> [Set task]:
Which lines of the records contain "matplotlib"? Collect every one of them.

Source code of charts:
BEGIN

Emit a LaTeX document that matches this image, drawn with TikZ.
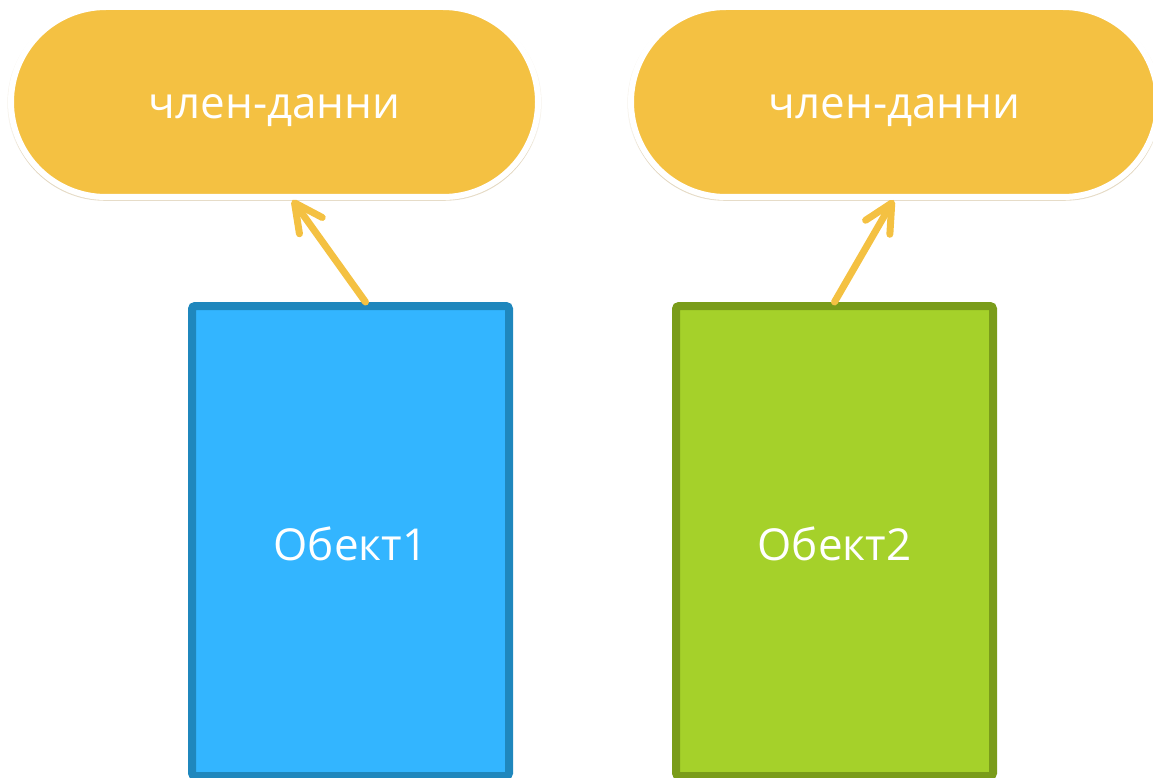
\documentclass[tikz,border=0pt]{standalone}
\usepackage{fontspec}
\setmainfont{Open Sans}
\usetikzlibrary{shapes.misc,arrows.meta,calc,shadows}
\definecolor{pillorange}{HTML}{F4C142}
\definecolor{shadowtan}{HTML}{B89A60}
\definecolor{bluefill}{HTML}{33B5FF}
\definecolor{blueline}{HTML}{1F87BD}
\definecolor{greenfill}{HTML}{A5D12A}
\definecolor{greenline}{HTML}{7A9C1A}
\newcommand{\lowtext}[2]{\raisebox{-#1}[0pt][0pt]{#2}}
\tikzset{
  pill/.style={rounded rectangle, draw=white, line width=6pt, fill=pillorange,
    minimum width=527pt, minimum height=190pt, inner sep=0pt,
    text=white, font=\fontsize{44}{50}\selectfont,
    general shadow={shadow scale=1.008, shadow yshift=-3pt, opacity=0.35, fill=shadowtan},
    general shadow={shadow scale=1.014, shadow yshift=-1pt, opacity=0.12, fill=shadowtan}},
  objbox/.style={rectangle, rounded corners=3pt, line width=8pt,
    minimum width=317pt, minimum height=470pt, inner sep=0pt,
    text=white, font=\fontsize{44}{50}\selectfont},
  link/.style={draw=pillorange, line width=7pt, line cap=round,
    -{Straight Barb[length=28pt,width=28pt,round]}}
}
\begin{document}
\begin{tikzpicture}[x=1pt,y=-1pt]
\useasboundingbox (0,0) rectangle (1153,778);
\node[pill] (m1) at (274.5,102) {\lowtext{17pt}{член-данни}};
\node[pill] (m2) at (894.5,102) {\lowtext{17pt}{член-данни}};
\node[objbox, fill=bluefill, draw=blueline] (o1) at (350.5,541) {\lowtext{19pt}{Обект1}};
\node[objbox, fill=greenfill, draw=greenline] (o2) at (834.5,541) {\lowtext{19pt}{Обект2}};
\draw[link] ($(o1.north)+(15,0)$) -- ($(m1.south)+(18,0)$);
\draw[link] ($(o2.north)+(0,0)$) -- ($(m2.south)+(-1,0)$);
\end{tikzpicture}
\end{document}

END
BEGIN

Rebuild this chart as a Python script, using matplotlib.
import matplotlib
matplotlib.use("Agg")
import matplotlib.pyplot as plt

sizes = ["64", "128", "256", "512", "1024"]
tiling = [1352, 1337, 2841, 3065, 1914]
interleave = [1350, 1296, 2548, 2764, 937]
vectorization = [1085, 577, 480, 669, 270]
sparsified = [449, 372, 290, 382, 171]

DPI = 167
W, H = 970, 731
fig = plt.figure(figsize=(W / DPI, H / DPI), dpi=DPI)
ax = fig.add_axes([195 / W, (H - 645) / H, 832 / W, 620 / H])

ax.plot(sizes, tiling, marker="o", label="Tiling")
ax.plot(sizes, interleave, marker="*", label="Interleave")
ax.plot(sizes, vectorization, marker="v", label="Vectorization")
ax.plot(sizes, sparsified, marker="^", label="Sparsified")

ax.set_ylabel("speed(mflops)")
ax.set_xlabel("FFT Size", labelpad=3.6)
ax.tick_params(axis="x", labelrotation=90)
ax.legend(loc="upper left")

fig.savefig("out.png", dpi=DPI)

END

> [Finished task]:
Rebuild this chart as a Python script, using matplotlib.
import matplotlib
matplotlib.use("Agg")
import matplotlib.pyplot as plt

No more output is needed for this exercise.